▶ _Directions for this task_
Images must not appear in your copy; reproduce every other part of the records exactly.

▶ _Dataset records_
——————————

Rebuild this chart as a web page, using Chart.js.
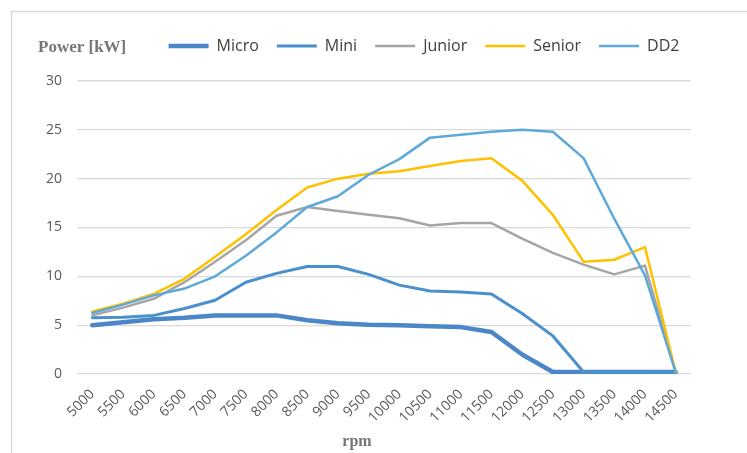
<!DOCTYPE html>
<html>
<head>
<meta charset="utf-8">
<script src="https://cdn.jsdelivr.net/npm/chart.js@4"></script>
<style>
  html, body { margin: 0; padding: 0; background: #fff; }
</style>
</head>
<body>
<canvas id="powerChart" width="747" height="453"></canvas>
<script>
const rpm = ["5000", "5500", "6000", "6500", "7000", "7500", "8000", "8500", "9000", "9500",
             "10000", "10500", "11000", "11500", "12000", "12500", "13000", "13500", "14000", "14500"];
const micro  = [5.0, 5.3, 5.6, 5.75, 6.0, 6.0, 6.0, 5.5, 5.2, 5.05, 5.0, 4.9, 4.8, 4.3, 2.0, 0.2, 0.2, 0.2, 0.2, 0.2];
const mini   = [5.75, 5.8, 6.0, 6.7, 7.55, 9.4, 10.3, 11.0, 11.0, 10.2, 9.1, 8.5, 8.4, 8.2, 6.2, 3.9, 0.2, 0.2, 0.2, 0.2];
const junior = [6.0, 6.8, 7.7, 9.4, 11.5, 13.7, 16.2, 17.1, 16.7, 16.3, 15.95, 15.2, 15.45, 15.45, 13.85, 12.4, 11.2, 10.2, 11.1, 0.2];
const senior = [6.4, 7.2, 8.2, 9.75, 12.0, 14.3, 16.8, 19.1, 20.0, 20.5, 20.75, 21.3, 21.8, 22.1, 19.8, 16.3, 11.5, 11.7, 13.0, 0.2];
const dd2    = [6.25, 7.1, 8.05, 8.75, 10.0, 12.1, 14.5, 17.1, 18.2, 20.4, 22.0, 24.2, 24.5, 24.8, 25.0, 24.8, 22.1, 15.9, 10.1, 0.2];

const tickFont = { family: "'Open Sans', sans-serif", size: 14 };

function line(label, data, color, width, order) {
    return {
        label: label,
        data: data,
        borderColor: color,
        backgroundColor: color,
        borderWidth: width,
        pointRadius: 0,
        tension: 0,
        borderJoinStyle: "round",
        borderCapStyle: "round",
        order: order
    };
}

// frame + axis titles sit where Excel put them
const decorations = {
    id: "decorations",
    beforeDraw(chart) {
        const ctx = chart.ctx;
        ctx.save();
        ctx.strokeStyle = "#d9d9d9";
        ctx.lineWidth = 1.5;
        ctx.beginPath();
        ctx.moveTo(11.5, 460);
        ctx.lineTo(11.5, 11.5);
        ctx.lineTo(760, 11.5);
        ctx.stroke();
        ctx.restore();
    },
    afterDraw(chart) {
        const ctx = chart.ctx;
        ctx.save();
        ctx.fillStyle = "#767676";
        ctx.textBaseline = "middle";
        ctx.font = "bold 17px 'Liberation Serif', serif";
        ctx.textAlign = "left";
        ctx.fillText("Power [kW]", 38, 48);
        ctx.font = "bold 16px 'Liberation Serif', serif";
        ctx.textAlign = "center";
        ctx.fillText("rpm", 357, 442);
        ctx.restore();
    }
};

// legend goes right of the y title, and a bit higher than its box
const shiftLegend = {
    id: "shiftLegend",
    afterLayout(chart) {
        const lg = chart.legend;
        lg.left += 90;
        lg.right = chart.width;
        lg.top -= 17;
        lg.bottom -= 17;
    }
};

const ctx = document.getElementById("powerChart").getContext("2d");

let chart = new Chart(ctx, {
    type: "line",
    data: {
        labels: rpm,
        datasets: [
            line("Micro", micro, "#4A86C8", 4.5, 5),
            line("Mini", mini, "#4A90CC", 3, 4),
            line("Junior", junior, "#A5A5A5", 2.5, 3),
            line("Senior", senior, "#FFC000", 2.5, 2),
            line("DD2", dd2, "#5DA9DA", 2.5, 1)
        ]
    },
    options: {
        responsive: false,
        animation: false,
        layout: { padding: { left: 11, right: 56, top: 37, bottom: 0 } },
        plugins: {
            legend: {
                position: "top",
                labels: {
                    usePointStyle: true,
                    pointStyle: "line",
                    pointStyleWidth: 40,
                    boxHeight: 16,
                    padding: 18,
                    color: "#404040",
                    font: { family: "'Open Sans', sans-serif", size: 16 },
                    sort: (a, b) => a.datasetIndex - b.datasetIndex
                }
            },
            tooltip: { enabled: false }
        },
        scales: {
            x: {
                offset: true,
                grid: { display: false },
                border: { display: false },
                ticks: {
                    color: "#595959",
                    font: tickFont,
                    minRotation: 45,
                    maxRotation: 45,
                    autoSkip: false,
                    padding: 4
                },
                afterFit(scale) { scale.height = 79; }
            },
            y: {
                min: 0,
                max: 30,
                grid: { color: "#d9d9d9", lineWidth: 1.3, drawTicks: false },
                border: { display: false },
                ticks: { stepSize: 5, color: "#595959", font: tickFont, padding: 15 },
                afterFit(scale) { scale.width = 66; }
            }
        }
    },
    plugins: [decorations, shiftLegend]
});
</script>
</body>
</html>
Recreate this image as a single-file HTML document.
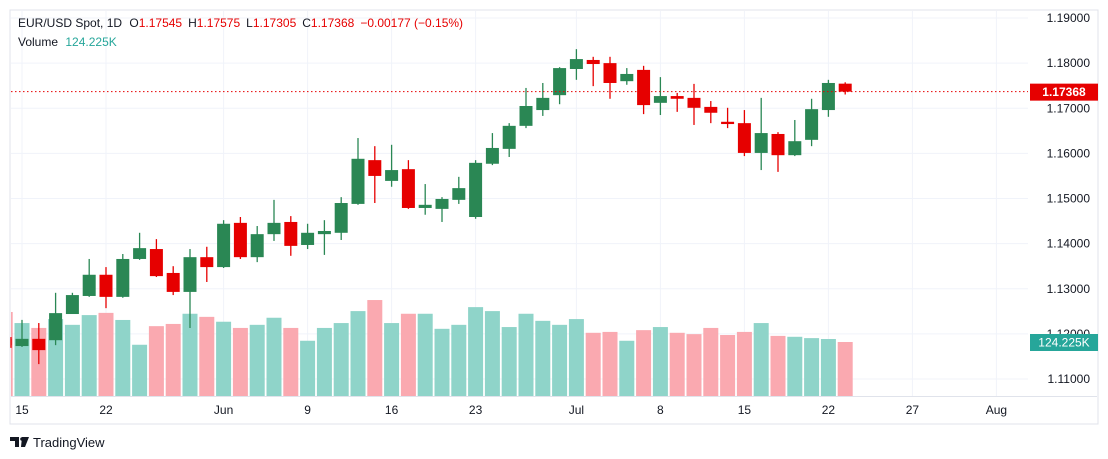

——————————

▶ _Result of this exercise_
Rebuild this chart as a web page, using Chart.js.
<!DOCTYPE html>
<html>
<head>
<meta charset="utf-8">
<script src="https://cdn.jsdelivr.net/npm/chart.js@4"></script>
<style>
  html, body { margin: 0; padding: 0; background: #fff; }
</style>
</head>
<body>
<canvas id="powerChart" width="747" height="453"></canvas>
<script>
const rpm = ["5000", "5500", "6000", "6500", "7000", "7500", "8000", "8500", "9000", "9500",
             "10000", "10500", "11000", "11500", "12000", "12500", "13000", "13500", "14000", "14500"];
const micro  = [5.0, 5.3, 5.6, 5.75, 6.0, 6.0, 6.0, 5.5, 5.2, 5.05, 5.0, 4.9, 4.8, 4.3, 2.0, 0.2, 0.2, 0.2, 0.2, 0.2];
const mini   = [5.75, 5.8, 6.0, 6.7, 7.55, 9.4, 10.3, 11.0, 11.0, 10.2, 9.1, 8.5, 8.4, 8.2, 6.2, 3.9, 0.2, 0.2, 0.2, 0.2];
const junior = [6.0, 6.8, 7.7, 9.4, 11.5, 13.7, 16.2, 17.1, 16.7, 16.3, 15.95, 15.2, 15.45, 15.45, 13.85, 12.4, 11.2, 10.2, 11.1, 0.2];
const senior = [6.4, 7.2, 8.2, 9.75, 12.0, 14.3, 16.8, 19.1, 20.0, 20.5, 20.75, 21.3, 21.8, 22.1, 19.8, 16.3, 11.5, 11.7, 13.0, 0.2];
const dd2    = [6.25, 7.1, 8.05, 8.75, 10.0, 12.1, 14.5, 17.1, 18.2, 20.4, 22.0, 24.2, 24.5, 24.8, 25.0, 24.8, 22.1, 15.9, 10.1, 0.2];

const tickFont = { family: "'Open Sans', sans-serif", size: 14 };

function line(label, data, color, width, order) {
    return {
        label: label,
        data: data,
        borderColor: color,
        backgroundColor: color,
        borderWidth: width,
        pointRadius: 0,
        tension: 0,
        borderJoinStyle: "round",
        borderCapStyle: "round",
        order: order
    };
}

// frame + axis titles sit where Excel put them
const decorations = {
    id: "decorations",
    beforeDraw(chart) {
        const ctx = chart.ctx;
        ctx.save();
        ctx.strokeStyle = "#d9d9d9";
        ctx.lineWidth = 1.5;
        ctx.beginPath();
        ctx.moveTo(11.5, 460);
        ctx.lineTo(11.5, 11.5);
        ctx.lineTo(760, 11.5);
        ctx.stroke();
        ctx.restore();
    },
    afterDraw(chart) {
        const ctx = chart.ctx;
        ctx.save();
        ctx.fillStyle = "#767676";
        ctx.textBaseline = "middle";
        ctx.font = "bold 17px 'Liberation Serif', serif";
        ctx.textAlign = "left";
        ctx.fillText("Power [kW]", 38, 48);
        ctx.font = "bold 16px 'Liberation Serif', serif";
        ctx.textAlign = "center";
        ctx.fillText("rpm", 357, 442);
        ctx.restore();
    }
};

// legend goes right of the y title, and a bit higher than its box
const shiftLegend = {
    id: "shiftLegend",
    afterLayout(chart) {
        const lg = chart.legend;
        lg.left += 90;
        lg.right = chart.width;
        lg.top -= 17;
        lg.bottom -= 17;
    }
};

const ctx = document.getElementById("powerChart").getContext("2d");

let chart = new Chart(ctx, {
    type: "line",
    data: {
        labels: rpm,
        datasets: [
            line("Micro", micro, "#4A86C8", 4.5, 5),
            line("Mini", mini, "#4A90CC", 3, 4),
            line("Junior", junior, "#A5A5A5", 2.5, 3),
            line("Senior", senior, "#FFC000", 2.5, 2),
            line("DD2", dd2, "#5DA9DA", 2.5, 1)
        ]
    },
    options: {
        responsive: false,
        animation: false,
        layout: { padding: { left: 11, right: 56, top: 37, bottom: 0 } },
        plugins: {
            legend: {
                position: "top",
                labels: {
                    usePointStyle: true,
                    pointStyle: "line",
                    pointStyleWidth: 40,
                    boxHeight: 16,
                    padding: 18,
                    color: "#404040",
                    font: { family: "'Open Sans', sans-serif", size: 16 },
                    sort: (a, b) => a.datasetIndex - b.datasetIndex
                }
            },
            tooltip: { enabled: false }
        },
        scales: {
            x: {
                offset: true,
                grid: { display: false },
                border: { display: false },
                ticks: {
                    color: "#595959",
                    font: tickFont,
                    minRotation: 45,
                    maxRotation: 45,
                    autoSkip: false,
                    padding: 4
                },
                afterFit(scale) { scale.height = 79; }
            },
            y: {
                min: 0,
                max: 30,
                grid: { color: "#d9d9d9", lineWidth: 1.3, drawTicks: false },
                border: { display: false },
                ticks: { stepSize: 5, color: "#595959", font: tickFont, padding: 15 },
                afterFit(scale) { scale.width = 66; }
            }
        }
    },
    plugins: [decorations, shiftLegend]
});
</script>
</body>
</html>
Recreate this image as a single-file HTML document.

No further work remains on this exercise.